Se fosse moleque, apesar do terno, estaria correndo pelo salão, tropeçando nas cadeiras, levando bronca de alguns adultos, mas ainda assim correndo sem saber para onde, quem sabe feliz, quem sabe não.
Essas coisas não se sabem quem decide!

terça-feira, 5 de outubro de 2010

Outubro ou Nada

Outubro ou nada.
Ou tivesse o ano dez meses já estaríamos nele.
Gosto do dia 3 de outubro, promessa que não se cumpriu.
Ou tudo ou nada.
Exageros. Arrebatamentos.
Outubro e nenhum outro mês com O,
Que Janeiro, Junho e Julho, trio.
Abril, Agosto, antipáticos.
Março, Maio, gentis, mês de santos,
mês das águas, das noivas.
Fevereiro tímido, pequeno expoente de
Quatro em quatro anos e nada mais.
Súbito setembro, novembro, dezembro, se não de começo igual,
De igual final e Outubro
Ou nada
Quase igual no final, nada igual em nenhum começo.
Ou então, tudo de novo.
Dez. Meses. Dias 31.
Abusado, ousado, de quase acabar para recomeçar.
Mês de mudar. De comemorar.
É agora ou nada.
Outubro ou trem

segunda-feira, 4 de outubro de 2010

Não era assim, não era?

E todo mundo pensou que tudo estava bem.
Mas o jardim era artificial.
A luz era fria.
A janela era pequena.

E todo mundo achava que ele era feliz.
Mas a namorada não o queria mais.
A mãe já não ligava nem no aniversário.
O livro que ia escrever não saia da página três.

E todo mundo acreditava que ela era do bem.
Mas articulou e se alojou em espaço alheio.
O bom dia já não era necessário.
Estar sempre foi mais importante que ser.

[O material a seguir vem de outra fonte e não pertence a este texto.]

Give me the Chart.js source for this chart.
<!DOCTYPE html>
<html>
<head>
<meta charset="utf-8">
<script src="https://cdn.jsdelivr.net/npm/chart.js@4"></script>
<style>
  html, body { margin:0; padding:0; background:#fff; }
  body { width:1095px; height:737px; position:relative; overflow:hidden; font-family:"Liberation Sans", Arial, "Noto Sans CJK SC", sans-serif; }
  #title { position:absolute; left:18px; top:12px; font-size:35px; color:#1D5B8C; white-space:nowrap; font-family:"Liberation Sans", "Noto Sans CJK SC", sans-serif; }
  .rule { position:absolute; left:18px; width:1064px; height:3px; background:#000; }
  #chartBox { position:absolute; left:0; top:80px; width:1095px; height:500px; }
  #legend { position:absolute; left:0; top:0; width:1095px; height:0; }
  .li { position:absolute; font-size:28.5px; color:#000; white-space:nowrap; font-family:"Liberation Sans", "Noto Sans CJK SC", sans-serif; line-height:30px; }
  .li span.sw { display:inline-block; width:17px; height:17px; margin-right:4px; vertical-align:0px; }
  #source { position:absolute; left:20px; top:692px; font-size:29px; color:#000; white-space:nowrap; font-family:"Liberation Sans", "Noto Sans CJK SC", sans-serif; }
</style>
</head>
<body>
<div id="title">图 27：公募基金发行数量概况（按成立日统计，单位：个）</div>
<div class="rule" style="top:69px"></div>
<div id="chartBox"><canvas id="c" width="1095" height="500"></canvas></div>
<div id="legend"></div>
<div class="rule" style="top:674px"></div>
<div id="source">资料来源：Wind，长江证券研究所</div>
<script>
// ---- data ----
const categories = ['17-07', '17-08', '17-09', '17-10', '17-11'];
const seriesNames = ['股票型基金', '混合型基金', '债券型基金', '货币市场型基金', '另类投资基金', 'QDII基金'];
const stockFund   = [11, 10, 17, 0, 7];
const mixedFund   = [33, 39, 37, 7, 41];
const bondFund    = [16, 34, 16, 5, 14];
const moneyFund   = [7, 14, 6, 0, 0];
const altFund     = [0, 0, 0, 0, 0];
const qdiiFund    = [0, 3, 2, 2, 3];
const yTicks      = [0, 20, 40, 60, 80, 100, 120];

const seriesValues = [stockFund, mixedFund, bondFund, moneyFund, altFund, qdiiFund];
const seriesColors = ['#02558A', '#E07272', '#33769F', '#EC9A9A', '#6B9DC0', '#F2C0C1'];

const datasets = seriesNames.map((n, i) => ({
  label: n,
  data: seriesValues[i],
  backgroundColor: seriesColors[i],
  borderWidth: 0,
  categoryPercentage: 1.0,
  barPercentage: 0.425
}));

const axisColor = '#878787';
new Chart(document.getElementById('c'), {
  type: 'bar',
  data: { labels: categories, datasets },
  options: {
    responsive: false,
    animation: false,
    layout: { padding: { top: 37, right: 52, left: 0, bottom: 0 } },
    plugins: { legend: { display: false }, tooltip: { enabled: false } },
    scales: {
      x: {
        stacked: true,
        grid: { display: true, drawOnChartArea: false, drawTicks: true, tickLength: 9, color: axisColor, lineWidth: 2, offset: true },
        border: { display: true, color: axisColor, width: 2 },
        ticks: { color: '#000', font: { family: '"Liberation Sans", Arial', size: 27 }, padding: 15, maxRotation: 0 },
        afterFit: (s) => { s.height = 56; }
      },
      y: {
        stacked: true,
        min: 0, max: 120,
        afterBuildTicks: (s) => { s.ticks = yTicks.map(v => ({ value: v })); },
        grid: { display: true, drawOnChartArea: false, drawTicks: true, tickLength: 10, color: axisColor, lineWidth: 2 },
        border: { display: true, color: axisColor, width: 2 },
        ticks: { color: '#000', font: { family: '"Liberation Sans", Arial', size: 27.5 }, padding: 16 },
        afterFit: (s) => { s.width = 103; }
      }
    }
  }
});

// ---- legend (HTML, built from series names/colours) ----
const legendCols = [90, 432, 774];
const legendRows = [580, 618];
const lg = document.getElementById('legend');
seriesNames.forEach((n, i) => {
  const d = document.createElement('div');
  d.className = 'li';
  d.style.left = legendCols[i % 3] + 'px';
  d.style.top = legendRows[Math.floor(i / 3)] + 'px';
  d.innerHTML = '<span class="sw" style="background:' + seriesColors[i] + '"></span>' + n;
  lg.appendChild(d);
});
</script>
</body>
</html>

E todo mundo sonhou que seria melhor.
Mas o sol não nasceu.
O caminho não funcionou.
O café não aqueceu nenhuma discussão.

E todos sempre esperam o melhor.
E por isso quando as coisas dão errado, ah...
É preciso lamentar até esgotar um pouco
Até cansar e depois ir descobrindo as pequenas
Coisas boas se é que há
Há, há que procurar, há que ter paciência
Há que pensar que a chuva acomoda a alma
Dá-lhe tempo para se reanimar
Ah, será que dá? 

sexta-feira, 1 de outubro de 2010

Datan e o conceito de tirinha

E então recebi um convite para levar as meninas para conhecerem a redação da Revista Recreio, na Abril. São assinantes, colecionam os brinquedos e as enciclopédias, enviam desenhos e fotos para a reunião.
E fomos.
Gentilmente recepcionadas, com direito a sorvete e passeio pelo pátio e circulação pelo espaço entre jornalistas, computadores, exemplares, bonequinhos, desenhos, uma delícia de lugar.
Antonella levava a tiracolo os seus números de mangá para apresentar.
Valentina levava os seus desenhos, de Festa Junina, de Páscoa e, sedutora, descobriu um armário mágico, cheio de brinquedinhos.
Ganharam várias edições de Clássicos da Literatura em quadrinhos e outras tantas publicações!
E foram descobrindo como tudo é feito, quem desenha, quem escreve, até que Antonella identificou quem decide, quem define e se aproximou:
- Com licença, eu queria perguntar quem é o digitalista...
E a editora-chefe:
- Ah, quem digita? Depende da seção, da matéria, por quê?
- Porque minha irmã enviou uma foto nossa, e foi publicada, mas escreveram meu nome errado! Ele é meio diferente, mas ficou muito esquisito!
E ela, gentilmente, olhando os mangás desenhados sugeriu:
- Então vamos fazer assim, você faz uma tirinha apresentando o personagem principal do seu mangá e nós publicamos.
Ótimo, ficamos combinados assim.
Passaram-se dias, depois semanas. Dei tempo, mas tempo demais se passou e perguntei:
- Antonella, não vai fazer a tirinha apresentando o Datan?
Desconversava até que um dia esclareceu:
- Mãe, você não entende o conceito de tirinha? Tirinha é para ser divertida, é uma piada, não é pra apresentar personagem. Acha que em três quadrinhos eu consigo apresentar um personagem e ainda fazer uma piada? Teria que ter uns seis, nove...
- Mas você consegue, faça então uma coisa divertida, está perdendo uma grande chance!
- Mãe, você não entende mesmo! Ela quer publicar na seção de correios! Meus mangás, minhas tirinhas, na seção de correio?!?
Entendo outros conceitos, que ela ainda precisa de tempo para entender.